Saturday, July 19, 2008

Brighton to Fécamp and Honfleur

Hello again!

Something most readers will know already, but which I didn't mention last year, was that in Dublin we discovered that we were to have a baby! Lewis was born in May, the same month that I was officially made redundant. So, we now have several exciting new directions to explore which never would have been possible while working a 9 to 5 job. Lady Ayesha was reluctantly put on the market earlier this year but due to the so-called 'credit crunch' we've not had any offers, despite advertising her for less than what I think she is worth. Well, we thought, why waste this great opportunity? Let's go sailing again!

We had sailed briefly in French waters before, but really wanted to see more of the coast, and the Channel Islands. With only a few days before the spring tides necessary to get out of the boatyard there was a lot to get ready. The last jobs were completed including keel maintenance and antifouling, and I got a rigger in at very short notice to replace the standing rigging to comply with the insurer's wishes, despite the old rigging being overspecified, and in perfectly good order.

Restepping the mast at Chichester

I arranged to sail her back to Brighton with a friend. Strong wind warnings had been issued for the South coast, but I suspected these would mostly affect sea areas further west. The sand bar at the entrance to Chichester Harbour can be very rough in onshore winds so we sailed up cautiously at high water to check it was okay before heading out to sea. This was to be a shake-down sail to check everything was working properly after being laid up for winter. The passage to Brighton was uneventful, thankfully, but the strong winds later reached force 7 or 8 while a big low pressure system moved across Ireland heading Northeast. We were stuck in Brighton with waves breaking over the marina wall, and it was another six days before conditions looked favourable for the crossing to France. With a newborn baby onboard, we didn't want to take any chances.
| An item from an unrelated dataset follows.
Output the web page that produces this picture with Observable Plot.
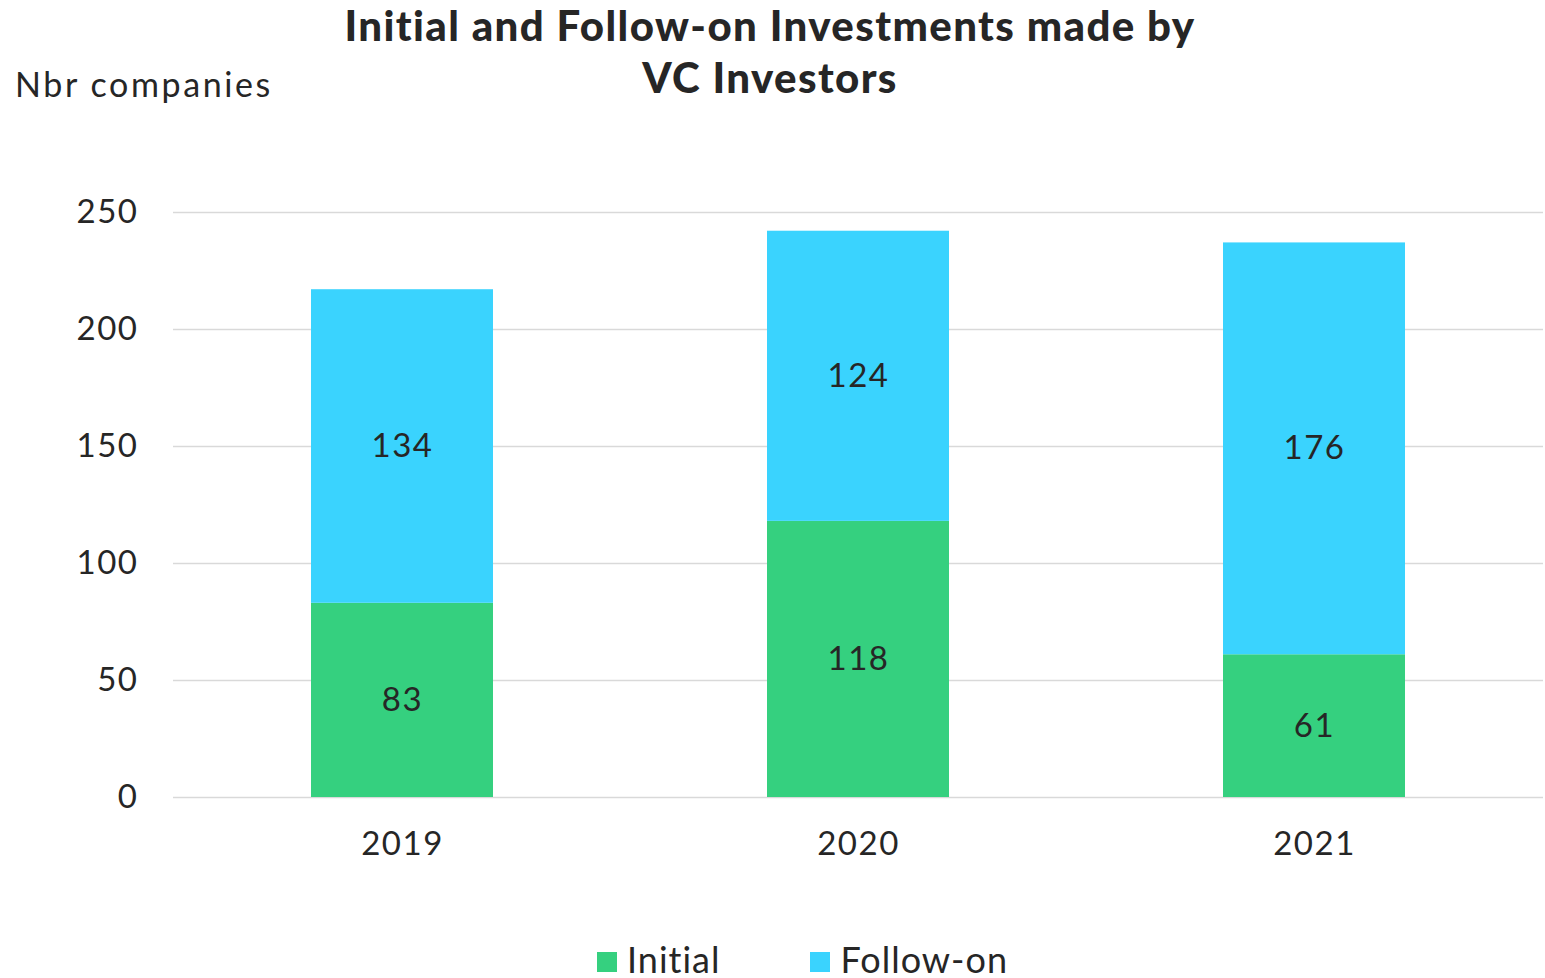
<!DOCTYPE html>
<html>
<head>
<meta charset="utf-8">
<script src="https://cdn.jsdelivr.net/npm/d3@7"></script>
<script src="https://cdn.jsdelivr.net/npm/@observablehq/plot@0.6"></script>
<style>
  html, body { margin: 0; padding: 0; background: #fff; }
  body { width: 1545px; height: 978px; position: relative; overflow: hidden; font-family: Lato, "Open Sans", sans-serif; color: #262626; }
  #title { position: absolute; left: 0; width: 1540px; top: -1px; text-align: center; }
  #title div { font-weight: 900; font-size: 42px; line-height: 52px; letter-spacing: 1.4px; }
  #ylabel { position: absolute; left: 15px; top: 63px; font-size: 34px; font-weight: 400; letter-spacing: 2.6px; }
  #chart { position: absolute; left: 0; top: 0; }
  #legend { position: absolute; left: 597px; top: 937px; display: flex; align-items: center; font-size: 36px; letter-spacing: 1px; }
  .item { display: flex; align-items: center; }
  .sw { width: 20px; height: 20px; margin-right: 10px; margin-top: 6px; }
  #chart svg text { letter-spacing: 1.5px; }
</style>
</head>
<body>
<div id="chart"></div>
<div id="title"><div>Initial and Follow-on Investments made by</div><div>VC Investors</div></div>
<div id="ylabel">Nbr companies</div>
<div id="legend"></div>
<script>
const years = ["2019", "2020", "2021"];
const seriesNames = ["Initial", "Follow-on"];
const initialValues = [83, 118, 61];
const followOnValues = [134, 124, 176];
const seriesColors = ["#35D07F", "#3AD3FE"];
const yTicks = [0, 50, 100, 150, 200, 250];

const data = [];
years.forEach((yr, i) => data.push({year: yr, series: seriesNames[0], value: initialValues[i]}));
years.forEach((yr, i) => data.push({year: yr, series: seriesNames[1], value: followOnValues[i]}));

const chart = Plot.plot({
  width: 1545,
  height: 978,
  marginTop: 212,
  marginBottom: 181,
  marginLeft: 173,
  marginRight: 2,
  style: {fontFamily: "Lato, 'Open Sans', sans-serif", fontSize: "33px", color: "#262626", background: "transparent"},
  x: {domain: years, paddingInner: 0.6, paddingOuter: 0.3, label: null, tickSize: 0, tickPadding: 34},
  y: {domain: [0, 250], ticks: yTicks, label: null, tickSize: 0, tickPadding: 35, grid: false},
  color: {domain: seriesNames, range: seriesColors},
  marks: [
    Plot.ruleY(yTicks, {stroke: "#d9d9d9", strokeWidth: 1.5, strokeOpacity: 1}),
    Plot.barY(data, {x: "year", y: "value", z: "series", fill: "series", order: seriesNames}),
    Plot.text(data, Plot.stackY({x: "year", y: "value", z: "series", order: seriesNames, text: d => String(d.value), fill: "#262626", fontSize: 33}))
  ]
});
document.getElementById("chart").appendChild(chart);

const legend = document.getElementById("legend");
seriesNames.forEach((name, i) => {
  const item = document.createElement("div");
  item.className = "item";
  item.style.marginRight = i === 0 ? "90px" : "0";
  const sw = document.createElement("div");
  sw.className = "sw";
  sw.style.background = seriesColors[i];
  const lab = document.createElement("span");
  lab.textContent = name;
  item.appendChild(sw);
  item.appendChild(lab);
  legend.appendChild(item);
});
</script>
</body>
</html>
Saturday July 12th arrived and we decided the forecast looked good. Indeed, we experienced perfect sailing conditions, with sunny weather and winds between 10 to 20 knots on the beam all day. We didn't need to tack once, just set the sails and pointed her towards Fécamp. Conveniently, the 64 miles across the channel takes the better part of two tides, so we kept to one compass heading the whole way with the tide taking us first west and then east of our intended course in equal amounts.

Goodbye Brighton

Not much to do but enjoy the sunshine!

We raised the French courtesy flag, mid-channel

Ten hours later, we sailed into Fécamp Avant Port and were directed to a berth by the friendly staff. The visitors pontoon was already crowded with foreign boats from neighbouring countries, gathering for the Bastille Day holiday.

Our new crew member

This was to be a busy weekend in Fécamp, which was hosting a dinghy regatta, a huge motorcycle rally, and the National Day celebrations on July 14th. The streets were filled with the youthful sounds of revving motorcycle engines and the relentless explosions of firecrackers. The city lights were switched off around 11pm and we watched the official firework display light up the sky from the foredeck of the boat. Being an old fishing port there is a good supply of fresh fish available from several markets so we had plenty to choose from. I especially enjoyed the enormous oysters, and plaice filets, and of course a visit to a quayside restaurant would not be complete without a plate of 'Fruits de Mer'. We climbed the hill to look out over the Channel from the chalk cliffs, very similar to the Sussex coast, where there are still wartime gunnery postions, built by the Nazis. We enjoyed being tourists and took a tour of the Benedictine Palace, the home of the famous 'DOM' liqueur, which was hosting a Dali exhibition.

'Fruits de Mer'

Dinghy regatta at Fécamp

The French take their cakes very seriously...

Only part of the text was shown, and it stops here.